# Facial expressions!



## Sammy J. (Sep 7, 2009)

I wish I could have taken a picture of my dog’s face yesterday afternoon. We have always ended our walk at home, sometimes cut through the yard and sometimes up the driveway. 

Today I was doing a double loop back past our home. When we got back to our house, she looked up at the house and stated to turn. A small correction and we continued towards the drive way. When we reached the drive way, she again looked up the drive, and again a small correction. THEN, she looked at me, looked at our house, and back at me as if to say, what are YOU doing? You could see the confusion in her expression. It was all I could do to stop laughing and petting her!


----------



## Chicagocanine (Aug 7, 2008)

Why did you correct her for it? It seems like if you always end at home she is just doing what you had taught her previously. No wonder she was confused!


----------



## Debbieg (Jun 7, 2009)

i don't think she meant a correction as in telling the dog she did something wrong, but a correction to say " we're doing it a bit different today" Benny gets used to the same routine and gives me that look when I suddenly mix it up. Benny is used to being fed right after our morning walk but on a the few instances I I feed him later he keeps looking at me like " Aren't you forgetting something?.


----------



## valkyriegsd (Apr 20, 2000)

If they were doing obedience, you often have to watch for habit taking over and the dog not paying attention. I don't always do a 'finish' after a recall for just that reason...

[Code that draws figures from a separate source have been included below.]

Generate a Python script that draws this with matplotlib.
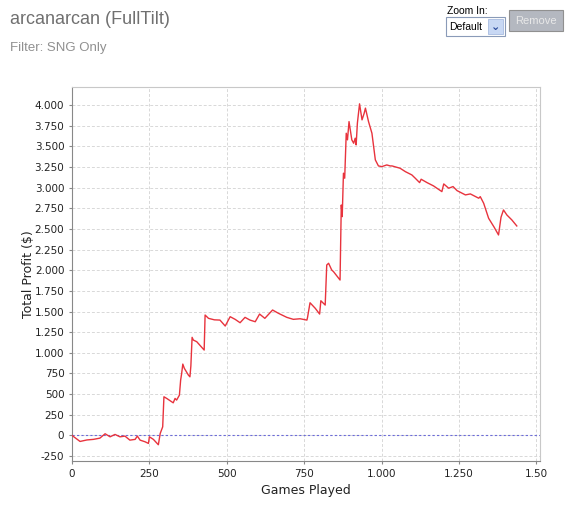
import matplotlib
matplotlib.use('Agg')
import matplotlib.pyplot as plt
from matplotlib.patches import Rectangle

# (games played, total profit $)
games = [0, 26, 48, 69, 90, 107, 123, 139, 155, 171, 187, 204, 211, 220, 236, 247, 250,
         263, 279, 285, 293, 297, 306, 327, 333, 338, 347, 351, 354, 358, 363, 376, 381,
         384, 388, 392, 403, 427, 430, 441, 460, 478, 495, 511, 527, 543, 559, 575, 592,
         606, 623, 648, 667, 694, 715, 737, 759, 761, 769, 786, 800, 804, 818, 823, 829,
         839, 845, 866, 870, 873, 877, 881, 886, 890, 895, 904, 910, 915, 918, 922, 929,
         937, 944, 948, 958, 969, 980, 990, 1001, 1017, 1028, 1034, 1060, 1077, 1098,
         1109, 1123, 1128, 1147, 1168, 1195, 1201, 1217, 1231, 1244, 1271, 1287, 1314,
         1319, 1330, 1346, 1364, 1378, 1386, 1394, 1405, 1421, 1437]
profit = [0, -73, -55, -48, -33, 20, -17, 12, -17, -8, -57, -48, -8, -57, -77, -97, -17,
          -48, -113, 24, 104, 468, 448, 395, 448, 428, 488, 670, 743, 864, 812, 731, 710,
          840, 1188, 1155, 1135, 1034, 1458, 1418, 1400, 1397, 1325, 1438, 1406, 1365,
          1430, 1397, 1377, 1470, 1418, 1519, 1479, 1430, 1406, 1413, 1397, 1430, 1607,
          1539, 1470, 1631, 1579, 2064, 2085, 2004, 1983, 1882, 2791, 2650, 3176, 3115,
          3660, 3580, 3801, 3580, 3539, 3600, 3519, 3782, 4016, 3822, 3903, 3964, 3801,
          3660, 3337, 3264, 3256, 3276, 3264, 3264, 3236, 3195, 3155, 3115, 3062, 3103,
          3062, 3022, 2953, 3046, 2994, 3014, 2965, 2913, 2925, 2873, 2892, 2812, 2630,
          2521, 2428, 2642, 2731, 2670, 2610, 2537]

xticks = [0, 250, 500, 750, 1000, 1250, 1500]
xtick_labels = ['0', '250', '500', '750', '1.000', '1.250', '1.50']
yticks = [-250, 0, 250, 500, 750, 1000, 1250, 1500, 1750, 2000, 2250, 2500, 2750,
          3000, 3250, 3500, 3750, 4000]
ytick_labels = ['-250', '0', '250', '500', '750', '1.000', '1.250', '1.500', '1.750',
                '2.000', '2.250', '2.500', '2.750', '3.000', '3.250', '3.500', '3.750',
                '4.000']

fig = plt.figure(figsize=(5.76, 5.07), dpi=100)
ax = fig.add_axes([0.125, 0.0907, 0.8125, 0.7377])

ax.plot(games, profit, color='#e8333d', lw=1.0, zorder=3)
ax.axhline(0, color='#6c6cd8', lw=0.8, ls=(0, (2, 2)), zorder=2)

ax.set_xlim(0, 1512)
ax.set_ylim(-310, 4220)
ax.set_xticks(xticks)
ax.set_xticklabels(xtick_labels)
ax.set_yticks(yticks)
ax.set_yticklabels(ytick_labels)
ax.tick_params(labelsize=7.5, length=2, color='#888888', labelcolor='#222222')
ax.grid(True, color='#d8d8d8', ls=(0, (3, 2)), lw=0.7)
ax.set_axisbelow(True)
for s in ['left', 'bottom']:
    ax.spines[s].set_color('#888888')
for s in ['top', 'right']:
    ax.spines[s].set_color('#c8c8c8')

ax.set_xlabel('Games Played', fontsize=9, color='#222222', labelpad=4)
ax.set_ylabel('Total Profit ($)', fontsize=9, color='#222222')
ax.yaxis.set_label_coords(-0.08, 0.5)

# header
fig.text(10 / 576, 1 - 20 / 507, 'arcanarcan (FullTilt)', fontsize=13, color='#707070',
         family='Liberation Sans', va='center', ha='left')
fig.text(10 / 576, 1 - 48 / 507, 'Filter: SNG Only', fontsize=9.5, color='#909090',
         family='Liberation Sans', va='center', ha='left')
fig.text(447 / 576, 1 - 11 / 507, 'Zoom In:', fontsize=7.5, color='#000000',
         family='Liberation Sans', va='center', ha='left')

# dropdown
fig.patches.append(Rectangle((446 / 576, 1 - 36 / 507), 59 / 576, 19 / 507,
                             transform=fig.transFigure, fc='white', ec='#8a9bb8', lw=0.8))
fig.text(449 / 576, 1 - 27 / 507, 'Default', fontsize=7.5, color='#000000',
         family='Liberation Sans', va='center', ha='left')
fig.patches.append(Rectangle((488 / 576, 1 - 34 / 507), 15 / 576, 15 / 507,
                             transform=fig.transFigure, fc='#c8d8f4', ec='#a8bce0', lw=0.6))
fig.text(495.5 / 576, 1 - 27 / 507, '\u2304', fontsize=8, color='#2a4a9a',
         va='center', ha='center', fontweight='bold')

# remove button
fig.patches.append(Rectangle((509 / 576, 1 - 31 / 507), 54 / 576, 21 / 507,
                             transform=fig.transFigure, fc='#b4b8c0', ec='#909090', lw=0.8))
fig.text(536 / 576, 1 - 20.5 / 507, 'Remove', fontsize=8, color='#e8e8e8',
         family='Liberation Sans', va='center', ha='center')

fig.savefig('out.png', dpi=100)
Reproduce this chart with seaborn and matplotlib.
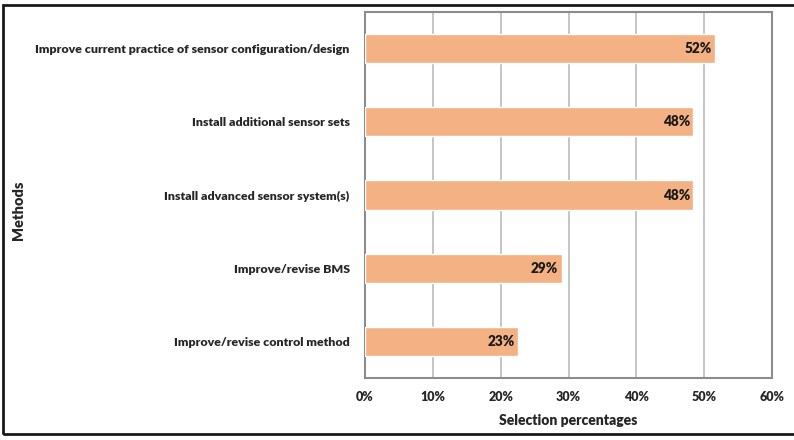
import matplotlib
matplotlib.use("Agg")
import matplotlib.pyplot as plt
import seaborn as sns
import pandas as pd
from matplotlib.patches import Rectangle

methods = [
    "Improve current practice of sensor configuration/design",
    "Install additional sensor sets",
    "Install advanced sensor system(s)",
    "Improve/revise BMS",
    "Improve/revise control method",
]
shares = [0.516, 0.484, 0.484, 0.290, 0.226]
x_ticks = [0.0, 0.1, 0.2, 0.3, 0.4, 0.5, 0.6]

df = pd.DataFrame({"method": methods, "share": shares})

sns.set_theme(style="white")
plt.rcParams["font.family"] = ["Lato", "DejaVu Sans"]

fig = plt.figure(figsize=(7.94, 4.40), dpi=100)
ax = fig.add_axes([365 / 794, 1 - 378 / 440, (772 - 365) / 794, (378 - 12) / 440])

bar_color = "#F4B183"
sns.barplot(data=df, x="share", y="method", orient="h", color=bar_color,
            width=0.4, saturation=1, ax=ax, zorder=3)

W = 800  # heavy weight for all chart text

ax.set_xlim(0, 0.6)
ax.set_xticks(x_ticks)
ax.set_xticklabels([f"{t:.0%}" for t in x_ticks], fontsize=9, fontweight=W)
ax.tick_params(axis="x", length=0, pad=9)
ax.tick_params(axis="y", length=0, pad=11)
for lbl in ax.get_yticklabels():
    lbl.set_fontsize(8.95)
    lbl.set_fontweight(W)

ax.grid(axis="x", color="#B5B5B5", linewidth=1.1, zorder=0)
ax.grid(axis="y", visible=False)
for s in ax.spines.values():
    s.set_color("#8C8C8C")
    s.set_linewidth(1.5)

for i, v in enumerate(shares):
    ax.text(v - 0.005, i, f"{v:.0%}", ha="right", va="center",
            fontsize=9.8, fontweight=W, color="#1A1A1A", zorder=4)

ax.set_xlabel("Selection percentages", fontsize=10, fontweight=W, labelpad=8)
ax.set_ylabel("")
fig.text(18 / 794, 1 - 210 / 440, "Methods", rotation=90, ha="center", va="center",
         fontsize=10.5, fontweight=W)

# outer frame around the chart area
fig.patches.append(Rectangle((3 / 794, 1 - 434 / 440), 1.0, (434 - 5) / 440,
                             transform=fig.transFigure, fill=False,
                             edgecolor="#1A1A1A", linewidth=2.0, zorder=10))

fig.savefig("out.png", dpi=100)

And don't you just LOVE those 'looks'?!?!


----------



## Dainerra (Nov 14, 2003)

Rayden does the arched eyebrow. His whole body language is "are you serious???"


----------



## Sammy J. (Sep 7, 2009)

I keep Bonnie on "heal" untill released! When she looks off and starts to turn, I remind her she is on heal, with just the word. In two weeks she no longer will pull any at all. If the lead gets snug, she backs off.


----------